> _Objective_
Each line below must be set down exactly; omit any image you find.

> _Information shown_
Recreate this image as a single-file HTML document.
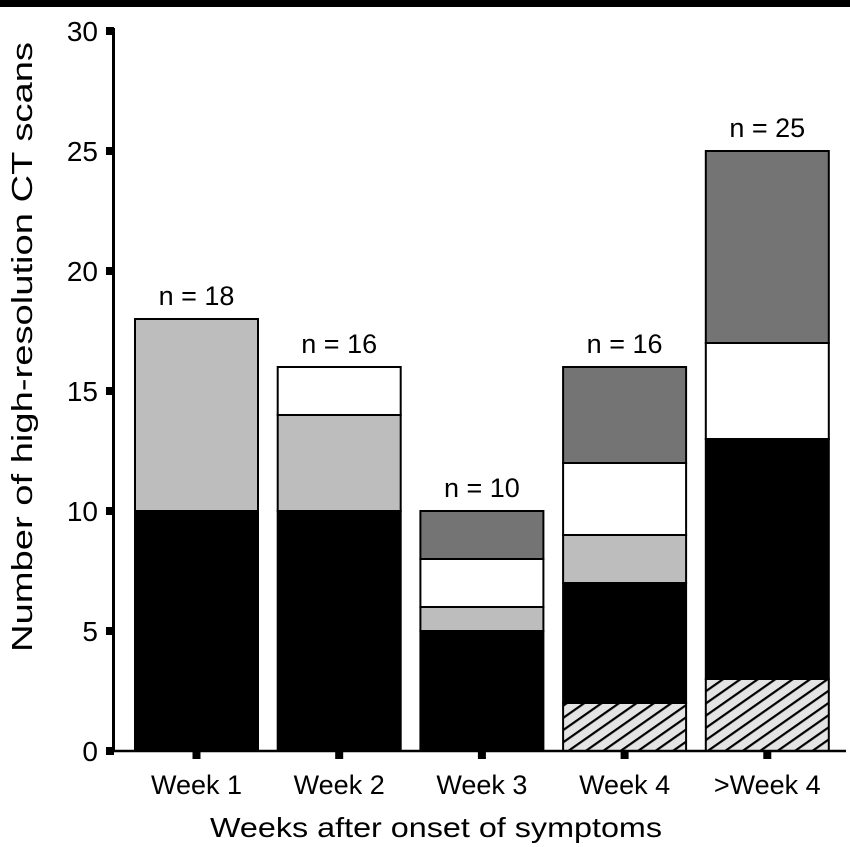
<!DOCTYPE html>
<html><head><meta charset="utf-8"><style>
body{margin:0;background:#fff;}
svg{display:block;font-family:"Liberation Sans",Arial,sans-serif;}
</style></head><body>
<svg id="chart" width="850" height="847" viewBox="0 0 850 847">
<defs>
<pattern id="hatch" patternUnits="userSpaceOnUse" width="10" height="10" patternTransform="rotate(-35)">
<rect width="10" height="10" fill="#e4e4e4"/>
<rect x="0" y="0" width="10" height="2.2" fill="#000"/>
</pattern>
</defs>
<rect x="0" y="0" width="850" height="7" fill="#000"/>
<g id="bars"></g>
<g id="axes"></g>
<text x="32" y="347" transform="rotate(-90 32 347)" text-anchor="middle" font-size="29" textLength="610" lengthAdjust="spacingAndGlyphs" fill="#000">Number of high-resolution CT scans</text>
<text x="436" y="837" text-anchor="middle" font-size="28" textLength="452" lengthAdjust="spacingAndGlyphs" fill="#000">Weeks after onset of symptoms</text>
</svg>
<script>
const categories = ["Week 1","Week 2","Week 3","Week 4",">Week 4"];
const hatched   = [0,0,0,2,3];
const black     = [10,10,5,5,10];
const lightGray = [8,4,1,2,0];
const white     = [0,2,2,3,4];
const darkGray  = [0,0,2,4,8];
const totalLabels = ["n = 18","n = 16","n = 10","n = 16","n = 25"];
const yTicks = [0,5,10,15,20,25,30];

const ns="http://www.w3.org/2000/svg";
const y0=751, pxPerUnit=24;
const yScale=v=>y0-v*pxPerUnit;
const xCenter=i=>196.5+i*142.7;
const barW=123;
const series=[
 {vals:hatched, fill:"url(#hatch)", name:"hatched"},
 {vals:black, fill:"#000", name:"black"},
 {vals:lightGray, fill:"#bdbdbd", name:"light-gray"},
 {vals:white, fill:"#fff", name:"white"},
 {vals:darkGray, fill:"#747474", name:"dark-gray"}
];
const bars=document.getElementById('bars');
const axes=document.getElementById('axes');
function mk(tag,attrs,parent){const e=document.createElementNS(ns,tag);for(const k in attrs)e.setAttribute(k,attrs[k]);parent.appendChild(e);return e;}
categories.forEach((c,i)=>{
  let cum=0;
  const x=xCenter(i)-barW/2;
  series.forEach(s=>{
    const v=s.vals[i];
    if(v>0){
      const r=mk('rect',{x:x,y:yScale(cum+v),width:barW,height:v*pxPerUnit,fill:s.fill,stroke:"#000","stroke-width":2},bars);
      
      
    }
    cum+=v;
  });
  const t=mk('text',{x:xCenter(i),y:yScale(cum)-14,"text-anchor":"middle","font-size":27,fill:"#000"},bars);
  t.textContent=totalLabels[i];
  
  
  const tk=mk('rect',{x:xCenter(i)-4,y:y0+1,width:8,height:7,fill:"#000"},axes);
  
  
  const lb=mk('text',{x:xCenter(i),y:794,"text-anchor":"middle","font-size":27,fill:"#000"},axes);
  lb.textContent=c;
  
  
});
const ya=mk('line',{x1:113.5,y1:yScale(30)-3,x2:113.5,y2:y0+1,stroke:"#000","stroke-width":3},axes);


const xa=mk('line',{x1:112,y1:y0,x2:846,y2:y0,stroke:"#000","stroke-width":2.5},axes);


yTicks.forEach(v=>{
  const tk=mk('rect',{x:106,y:yScale(v)-4,width:8,height:8,fill:"#000"},axes);
  
  
  const t=mk('text',{x:98,y:yScale(v)+10,"text-anchor":"end","font-size":28,fill:"#000"},axes);
  t.textContent=v;
  
  
});
</script>
</body></html>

> _Response_
Recreate this image as a single-file HTML document.
<!DOCTYPE html>
<html><head><meta charset="utf-8"><style>
body{margin:0;background:#fff;}
svg{display:block;font-family:"Liberation Sans",Arial,sans-serif;}
</style></head><body>
<svg id="chart" width="850" height="847" viewBox="0 0 850 847">
<defs>
<pattern id="hatch" patternUnits="userSpaceOnUse" width="10" height="10" patternTransform="rotate(-35)">
<rect width="10" height="10" fill="#e4e4e4"/>
<rect x="0" y="0" width="10" height="2.2" fill="#000"/>
</pattern>
</defs>
<rect x="0" y="0" width="850" height="7" fill="#000"/>
<g id="bars"></g>
<g id="axes"></g>
<text x="32" y="347" transform="rotate(-90 32 347)" text-anchor="middle" font-size="29" textLength="610" lengthAdjust="spacingAndGlyphs" fill="#000">Number of high-resolution CT scans</text>
<text x="436" y="837" text-anchor="middle" font-size="28" textLength="452" lengthAdjust="spacingAndGlyphs" fill="#000">Weeks after onset of symptoms</text>
</svg>
<script>
const categories = ["Week 1","Week 2","Week 3","Week 4",">Week 4"];
const hatched   = [0,0,0,2,3];
const black     = [10,10,5,5,10];
const lightGray = [8,4,1,2,0];
const white     = [0,2,2,3,4];
const darkGray  = [0,0,2,4,8];
const totalLabels = ["n = 18","n = 16","n = 10","n = 16","n = 25"];
const yTicks = [0,5,10,15,20,25,30];

const ns="http://www.w3.org/2000/svg";
const y0=751, pxPerUnit=24;
const yScale=v=>y0-v*pxPerUnit;
const xCenter=i=>196.5+i*142.7;
const barW=123;
const series=[
 {vals:hatched, fill:"url(#hatch)", name:"hatched"},
 {vals:black, fill:"#000", name:"black"},
 {vals:lightGray, fill:"#bdbdbd", name:"light-gray"},
 {vals:white, fill:"#fff", name:"white"},
 {vals:darkGray, fill:"#747474", name:"dark-gray"}
];
const bars=document.getElementById('bars');
const axes=document.getElementById('axes');
function mk(tag,attrs,parent){const e=document.createElementNS(ns,tag);for(const k in attrs)e.setAttribute(k,attrs[k]);parent.appendChild(e);return e;}
categories.forEach((c,i)=>{
  let cum=0;
  const x=xCenter(i)-barW/2;
  series.forEach(s=>{
    const v=s.vals[i];
    if(v>0){
      const r=mk('rect',{x:x,y:yScale(cum+v),width:barW,height:v*pxPerUnit,fill:s.fill,stroke:"#000","stroke-width":2},bars);
      
      
    }
    cum+=v;
  });
  const t=mk('text',{x:xCenter(i),y:yScale(cum)-14,"text-anchor":"middle","font-size":27,fill:"#000"},bars);
  t.textContent=totalLabels[i];
  
  
  const tk=mk('rect',{x:xCenter(i)-4,y:y0+1,width:8,height:7,fill:"#000"},axes);
  
  
  const lb=mk('text',{x:xCenter(i),y:794,"text-anchor":"middle","font-size":27,fill:"#000"},axes);
  lb.textContent=c;
  
  
});
const ya=mk('line',{x1:113.5,y1:yScale(30)-3,x2:113.5,y2:y0+1,stroke:"#000","stroke-width":3},axes);


const xa=mk('line',{x1:112,y1:y0,x2:846,y2:y0,stroke:"#000","stroke-width":2.5},axes);


yTicks.forEach(v=>{
  const tk=mk('rect',{x:106,y:yScale(v)-4,width:8,height:8,fill:"#000"},axes);
  
  
  const t=mk('text',{x:98,y:yScale(v)+10,"text-anchor":"end","font-size":28,fill:"#000"},axes);
  t.textContent=v;
  
  
});
</script>
</body></html>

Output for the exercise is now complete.